7.    Insting Kismat

Sebuah kebiasaan sesungguhnya adalah laku keseharian yang akhirnya mengeras. Kebiasaan perlu waktu untuk mengeras dan terkadang tidak nampak kemajuannya. Sangat penting untuk selalu up-to-date dengan tren dan ingatlah apa yang terjadi hari ini berbeda dengan apa yang terjadi dengan kemarin. Perubahan lambat tetap saja adalah perubahan. Dan tidak ada namanya kismet, nasib tidak disuratkan untuk kekal. Manusia bisa mengubahnya, kendatipun itu butuh waktu yang lama.

8.    Insting Perspektif Tunggal

Rosling menghubungkan ini dengan ego. Ego membuat kita percaya bahwa perspektif kita adalah paling benar. Dengan mempertanyakan segala sesuatu, kita sebenarnya tak hanya mencegah diri dari generalisasi, tapi juga pikiran kita akan tetap terbuka dengan berbagai perspektif baru. Bereksperimenlah dengan perspektif baru dan perluas sudut pandangmu.
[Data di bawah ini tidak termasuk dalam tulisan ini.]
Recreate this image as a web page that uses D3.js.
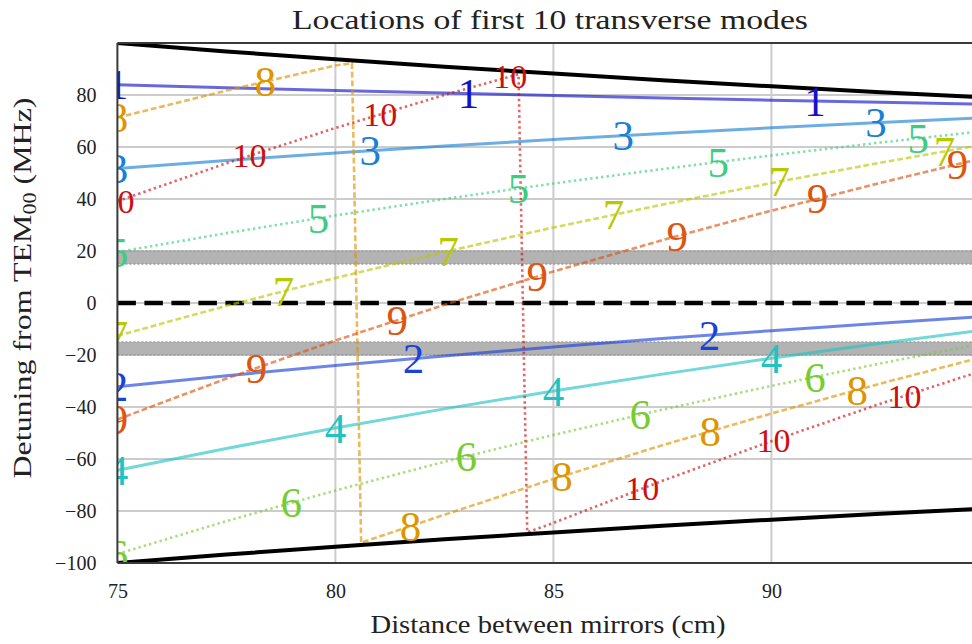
<!DOCTYPE html>
<html>
<head>
<meta charset="utf-8">
<script src="https://cdn.jsdelivr.net/npm/d3@7"></script>
<style>
  body { margin: 0; background: #fff; }
  svg { display: block; }
  text { font-family: "Liberation Serif", "DejaVu Serif", serif; fill: #222; }
</style>
</head>
<body>
<svg id="chart" width="972" height="644"></svg>
<script>
// Mirror separation samples (cm)
const lengths = [75, 77.5, 80, 82.5, 85, 87.5, 90, 92.5, 95];
// Half free spectral range, the edges of the folded detuning window (MHz)
const halfFSR = [100, 96.77, 93.75, 90.91, 88.24, 85.71, 83.33, 81.08, 78.95];

// Detuning of each transverse mode from TEM00 (MHz)
const mode1 = [83.91, 82.79, 81.73, 80.73, 79.78, 78.88, 78.02, 77.21, 76.43];
const mode2 = [-32.17, -27.96, -24.04, -20.36, -16.92, -13.68, -10.63, -7.75, -5.03];
const mode3 = [51.74, 54.83, 57.70, 60.37, 62.86, 65.20, 67.39, 69.46, 71.41];
const mode4 = [-64.34, -55.93, -48.07, -40.72, -33.83, -27.36, -21.26, -15.50, -10.06];
const mode5 = [19.57, 26.87, 33.66, 40.01, 45.95, 51.52, 56.76, 61.71, 66.38];
const mode6 = [-96.52, -83.89, -72.11, -61.08, -50.75, -41.03, -31.88, -23.25, -15.08];
const mode7 = [-12.60, -1.10, 9.63, 19.65, 29.03, 37.84, 46.14, 53.96, 61.35];
const mode9 = [-44.78, -29.06, -14.41, -0.71, 12.12, 24.17, 35.51, 46.21, 56.32];
// Modes 8 and 10 fold over the window edge, so they carry their own samples
const mode8Lengths = [75, 77.5, 80, 80.38, 80.59, 82.5, 85, 87.5, 90, 92.5, 95];
const mode8 = [71.31, 81.69, 91.36, 92.2, -92.2, -81.44, -67.66, -54.71, -42.51, -31.00, -20.11];
const mode10Lengths = [75, 77.5, 80, 82.5, 84.2, 84.4, 85, 87.5, 90, 92.5, 95];
const mode10 = [39.14, 53.73, 67.32, 80.01, 88.0, -88.2, -84.58, -68.39, -53.14, -38.75, -25.14];

// Where each mode number is written along its line (cm)
const labelPositions = [
  [75, 83.05, 91.0],
  [75, 81.79, 88.58],
  [75, 80.8, 86.6, 92.4],
  [75, 80, 85, 90],
  [75, 79.61, 84.2, 88.78, 93.37],
  [75, 78.99, 83.0, 86.99, 91.0],
  [75, 78.81, 82.59, 86.38, 90.18, 93.97],
  [75, 78.39, 81.72, 85.2, 88.6, 91.97],
  [75, 78.19, 81.42, 84.63, 87.84, 91.06, 94.27],
  [75, 78.03, 81.03, 84.01, 87.04, 90.05, 93.05]
];

// Forbidden detuning bands (MHz)
const bands = [[15, 20], [-20, -15]];

const xTicks = [75, 80, 85, 90];
const yTicks = [-100, -80, -60, -40, -20, 0, 20, 40, 60, 80];
const xGrid = [80, 85, 90];
const yGrid = [-80, -60, -40, -20, 0, 20, 40, 60, 80];

const modeColors = ["#1212c8", "#1a42d8", "#1a80d2", "#22c2c2", "#3dcc80",
                    "#77cc33", "#b9c900", "#dd9500", "#dd5510", "#cc1010"];
const modeStyles = ["solid", "solid", "solid", "solid", "dotted",
                    "dotted", "dashed", "dashed", "dashed", "dotted"];

const modes = [
  { n: 1, xs: lengths, ys: mode1 },
  { n: 2, xs: lengths, ys: mode2 },
  { n: 3, xs: lengths, ys: mode3 },
  { n: 4, xs: lengths, ys: mode4 },
  { n: 5, xs: lengths, ys: mode5 },
  { n: 6, xs: lengths, ys: mode6 },
  { n: 7, xs: lengths, ys: mode7 },
  { n: 8, xs: mode8Lengths, ys: mode8 },
  { n: 9, xs: lengths, ys: mode9 },
  { n: 10, xs: mode10Lengths, ys: mode10 }
].map((m, i) => ({
  ...m,
  color: modeColors[i],
  style: modeStyles[i],
  labels: labelPositions[i],
  pts: m.xs.map((x, j) => [x, m.ys[j]])
}));

const svg = d3.select("#chart");
const plot = { left: 117.4, right: 989.4, top: 43, bottom: 563 };

const x = d3.scaleLinear().domain([75, 95]).range([plot.left, plot.right]);
const y = d3.scaleLinear().domain([-100, 100]).range([plot.bottom, plot.top]);

svg.append("defs").append("clipPath").attr("id", "plotClip")
  .append("rect")
  .attr("x", plot.left).attr("y", plot.top)
  .attr("width", plot.right - plot.left).attr("height", plot.bottom - plot.top);

const g = svg.append("g").attr("clip-path", "url(#plotClip)");

// grid
g.append("g").selectAll("line").data(xGrid).join("line")
  .attr("x1", d => x(d)).attr("x2", d => x(d))
  .attr("y1", plot.top).attr("y2", plot.bottom)
  .attr("stroke", "#cccccc").attr("stroke-width", 2);
g.append("g").selectAll("line").data(yGrid).join("line")
  .attr("x1", plot.left).attr("x2", plot.right)
  .attr("y1", d => y(d)).attr("y2", d => y(d))
  .attr("stroke", "#cccccc").attr("stroke-width", 2);

// forbidden bands
const bandG = g.append("g");
bandG.selectAll("rect").data(bands).join("rect")
  .attr("x", plot.left).attr("width", plot.right - plot.left)
  .attr("y", d => y(d[1])).attr("height", d => y(d[0]) - y(d[1]))
  .attr("fill", "#a8a8a8").attr("fill-opacity", 0.88);
bandG.selectAll("line").data(bands.flat()).join("line")
  .attr("x1", plot.left).attr("x2", plot.right)
  .attr("y1", d => y(d)).attr("y2", d => y(d))
  .attr("stroke", "#9a9a9a").attr("stroke-width", 1.3)
  .attr("stroke-dasharray", "2,2");

// TEM00 reference
g.append("line")
  .attr("x1", plot.left).attr("x2", plot.right)
  .attr("y1", y(0)).attr("y2", y(0))
  .attr("stroke", "#000").attr("stroke-width", 4.5)
  .attr("stroke-dasharray", "18.5,8.5");

const line = d3.line().x(d => x(d[0])).y(d => y(d[1]));

// mode lines
const dash = { solid: null, dashed: "5.8,2.8", dotted: "2.4,3.1" };
g.append("g").selectAll("path").data(modes).join("path")
  .attr("d", d => line(d.pts))
  .attr("fill", "none")
  .attr("stroke", d => d.color)
  .attr("stroke-opacity", 0.64)
  .attr("stroke-width", d => d.style === "solid" ? 3 : 2.6)
  .attr("stroke-dasharray", d => dash[d.style]);

// window edges at +/- FSR/2
const edgeTop = lengths.map((l, i) => [l, halfFSR[i]]);
const edgeBottom = lengths.map((l, i) => [l, -halfFSR[i]]);
g.append("g").selectAll("path").data([edgeTop, edgeBottom]).join("path")
  .attr("d", line)
  .attr("fill", "none").attr("stroke", "#000").attr("stroke-width", 4);

// value of a mode at a given length, read along its samples
function valueAt(m, xv) {
  const i = Math.min(Math.max(d3.bisectRight(m.xs, xv), 1), m.xs.length - 1);
  const x0 = m.xs[i - 1], x1 = m.xs[i];
  const t = (xv - x0) / (x1 - x0);
  return m.ys[i - 1] + t * (m.ys[i] - m.ys[i - 1]);
}

// mode number labels
const labelData = modes.flatMap(m => m.labels.map(lx => ({ m, lx, ly: valueAt(m, lx) })));
g.append("g").selectAll("text").data(labelData).join("text")
  .attr("x", d => x(d.lx))
  .attr("y", d => y(d.ly))
  .attr("dy", "0.34em")
  .attr("text-anchor", "middle")
  .style("font-size", d => d.m.n === 10 ? "34px" : "43px")
  .style("fill", d => d.m.color)
  .text(d => d.m.n);

// frame
const frame = svg.append("g").attr("stroke", "#3a3a3a").attr("stroke-width", 2);
frame.append("line").attr("x1", plot.left).attr("x2", plot.left)
  .attr("y1", plot.top).attr("y2", plot.bottom);
frame.append("line").attr("x1", plot.left).attr("x2", plot.right)
  .attr("y1", plot.top).attr("y2", plot.top);
frame.append("line").attr("x1", plot.left).attr("x2", plot.right)
  .attr("y1", plot.bottom).attr("y2", plot.bottom);

// axes
const xAxis = d3.axisBottom(x).tickValues(xTicks).tickSize(0).tickPadding(0)
  .tickFormat(d3.format("d"));
const xa = svg.append("g").attr("transform", `translate(0,${plot.bottom})`).call(xAxis);
xa.select(".domain").remove();
xa.selectAll("text").attr("y", 35).attr("dy", null)
  .style("font-size", "20px").style("font-family", "'Liberation Serif', serif").style("fill", "#222");

const yAxis = d3.axisLeft(y).tickValues(yTicks).tickSize(0).tickPadding(0)
  .tickFormat(d => d < 0 ? "\u2212" + Math.abs(d) : String(d));
const ya = svg.append("g").attr("transform", `translate(${plot.left - 21},0)`).call(yAxis);
ya.select(".domain").remove();
ya.selectAll("text").attr("dy", "0.34em")
  .style("font-size", "20px").style("font-family", "'Liberation Serif', serif").style("fill", "#222");

// titles
svg.append("text")
  .attr("x", 550).attr("y", 29)
  .attr("text-anchor", "middle")
  .attr("textLength", 516).attr("lengthAdjust", "spacingAndGlyphs")
  .style("font-size", "28px")
  .text("Locations of first 10 transverse modes");

svg.append("text")
  .attr("x", 548).attr("y", 633)
  .attr("text-anchor", "middle")
  .attr("textLength", 355).attr("lengthAdjust", "spacingAndGlyphs")
  .style("font-size", "26px")
  .text("Distance between mirrors (cm)");

const yl = svg.append("text")
  .attr("transform", "translate(31,288) rotate(-90)")
  .attr("text-anchor", "middle")
  .attr("textLength", 381).attr("lengthAdjust", "spacingAndGlyphs")
  .style("font-size", "26px");
yl.append("tspan").text("Detuning from TEM");
yl.append("tspan").attr("dy", 5).style("font-size", "18px").text("00");
yl.append("tspan").attr("dy", -5).text(" (MHz)");
</script>
</body>
</html>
9  Insting Saling Menyalahkan

Kita seringkali melihat bagaimana sesuatu terjadi tanpa tahu sebab dari kejadian. Justru kita akan saling menyalahkan satu sama lain. Menyalahkan satu sama lain membuat kita buta akan eksplanasi yang berbeda.

1. Insting Keterdesakan

 Fight or flight” adalah mendesak. Para pengusaha sering gunakan insting ini untuk membuat kita bertindak cepat karena kita lebih gampang membuat keputusan yang buruk ketika terdesak. Ketika kita punya lebih banyak waktu, kita bisa menganalisis apa yang sesungguhnya lagi terjadi dan apa yang lebih kita butuhkan. Terdapat berbagai hal yang mendesak seperti perubahan iklim dan kemiskinan, tapi dari hari ke hari, hal-hal demikian tak nampak seperti yang kerap diilustrasikan.